Another audiobook from the library and a good one. It doesn’t make the ‘must get’ list, but still good and worth listening to. It’s more a collection of short stories than a novel and is, in my opinion, a perfect example of how science fiction, although often set in the future, is usually more about the present than the future.
This book was written in 1950 and you don’t need to look at the dust jacket to figure that out. The male characters are mostly stereotypical dunderheads straight out of the 1950s, the kind to shoot things they don’t understand and call their buddies “Mack” or “Rizzo.” Once guy, Sam Parkhill, opens a hot dog stand on Mars and is convinced he’s going to make a ton of money until a few Martians show up and he winds up killing one. One unstereotypical character is Spender, whom Parkhill in an earlier story hates and wants to shoot in the head, who discovers the lost knowledge and technology of the ancient Martians and decides to protect it by wiping out his human companions on this and all subsequent expeditions to Mars. The description of Spender meeting a Martian and surrendering his gun and clothes to him is quite unique, as it is actually describing the mental transformation that Spender undergoes, seeing himself in the end more as a Martian than an Earthman.

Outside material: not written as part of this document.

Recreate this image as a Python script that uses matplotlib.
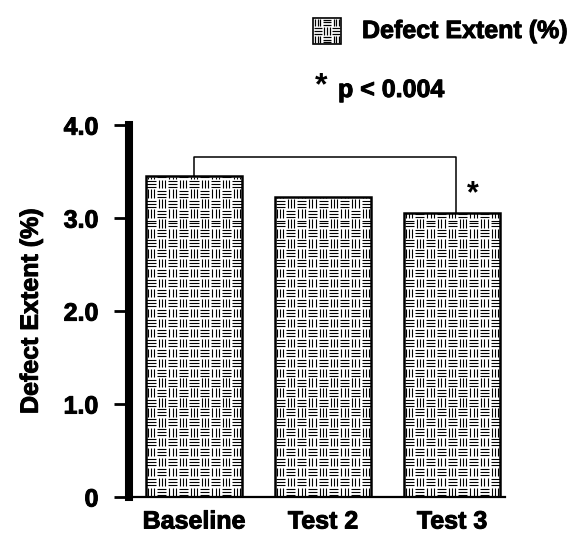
import numpy as np
import matplotlib.pyplot as plt
import matplotlib.patheffects as pe
from matplotlib.collections import LineCollection
from matplotlib.patches import Rectangle

plt.rcParams['font.family'] = ['Liberation Sans', 'DejaVu Sans']
plt.rcParams['font.weight'] = 'bold'

groups = ["Baseline", "Test 2", "Test 3"]
extent = [3.45, 3.23, 3.06]
yticks = [0, 1.0, 2.0, 3.0, 4.0]
yticklabels = ["0", "1.0", "2.0", "3.0", "4.0"]

heavy = [pe.withStroke(linewidth=0.7, foreground="black")]


def weave(target, x0, y0, w, h, nx, ch, transform, lw=0.8):
    # basket weave: checkerboard of 3 vertical / 3 horizontal strokes
    cw = w / nx
    segs = []
    ny = int(np.ceil(h / ch - 1e-9))
    for j in range(ny):
        cy = y0 + j * ch
        hh = min(ch, y0 + h - cy)
        for i in range(nx):
            cx = x0 + i * cw
            if (i + j) % 2 == 0:
                for f in (0.2, 0.5, 0.8):
                    xx = cx + f * cw
                    segs.append([(xx, cy + 0.08 * hh), (xx, cy + 0.92 * hh)])
            else:
                for f in (0.2, 0.5, 0.8):
                    yy = cy + f * ch
                    if yy < cy + hh:
                        segs.append([(cx + 0.08 * cw, yy), (cx + 0.92 * cw, yy)])
    lc = LineCollection(segs, colors="black", linewidths=lw, transform=transform)
    if hasattr(target, "add_collection"):
        target.add_collection(lc)
    else:
        target.add_artist(lc)


fig = plt.figure(figsize=(5.74, 5.35), dpi=100)
ax = fig.add_axes([0.2247, 0.071, 0.655, 0.695])

x = np.arange(len(groups))
width = 0.75
ax.bar(x, extent, width=width, color="white", edgecolor="black", linewidth=1.8, zorder=2)
for xi, v in zip(x, extent):
    weave(ax, xi - width / 2, 0, width, v, 9, 0.107, ax.transData)

ax.set_xlim(-0.504, 2.41)
ax.set_ylim(0, 4.0)
ax.set_yticks(yticks)
ax.set_yticklabels(yticklabels, fontsize=18, fontweight="bold")
ax.set_xticks(x)
ax.set_xticklabels(groups, fontsize=18, fontweight="bold")
ax.tick_params(axis="y", length=11, width=2, pad=11)
ax.tick_params(axis="x", length=0, pad=9)
for t in ax.get_xticklabels() + ax.get_yticklabels():
    t.set_path_effects(heavy)
ax.spines["top"].set_visible(False)
ax.spines["right"].set_visible(False)
ax.spines["left"].set_linewidth(5.8)
ax.spines["bottom"].set_linewidth(1.6)
ylab = ax.set_ylabel("Defect Extent (%)", fontsize=18, fontweight="bold", labelpad=15)
ylab.set_path_effects(heavy)

# significance bracket
ax.plot([0, 0, 2.03, 2.03], [extent[0], 3.66, 3.66, extent[2]],
        color="black", linewidth=1.1, clip_on=False, zorder=3)
ax.text(2.16, 3.17, "*", fontsize=22, fontweight="bold", ha="center", va="baseline")

# legend
sx, sy, sw, sh = 313 / 574, 1 - 44 / 535, 28 / 574, 26 / 535
fig.patches.append(Rectangle((sx, sy), sw, sh, transform=fig.transFigure,
                             facecolor="white", edgecolor="black", linewidth=1.2))
weave(fig, sx, sy, sw, sh, 3, sh / 3, fig.transFigure, lw=0.9)
fig.text(362 / 574, 1 - 38 / 535, "Defect Extent (%)", fontsize=18,
         fontweight="bold", va="baseline", path_effects=heavy)
fig.text(315 / 574, 1 - 94 / 535, "*", fontsize=23, fontweight="bold", va="baseline")
fig.text(338 / 574, 1 - 97 / 535, "p < 0.004", fontsize=18, fontweight="bold",
         va="baseline", path_effects=heavy)

fig.savefig("out.png", dpi=100)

There are other stories direct from the 50s. There’s the hardware store owner who desperately tries to keep all the “niggers” in his town from getting on a rocket and going to Mars because if they go he won’t have them to boss around anymore, and there’s Walter Grip, the last man left on Mars after everyone runs back to Earth to fight a war, who finds himself stuck with the last woman, a fat, candy-sucking puppy of a woman, who springs a wedding dress on him and wants to get married.
But despite all this dated material, the prose is crisp and the themes are universal. Accept that we’re making social commentary from an Eisenhower perspective, and it’s a pretty good read.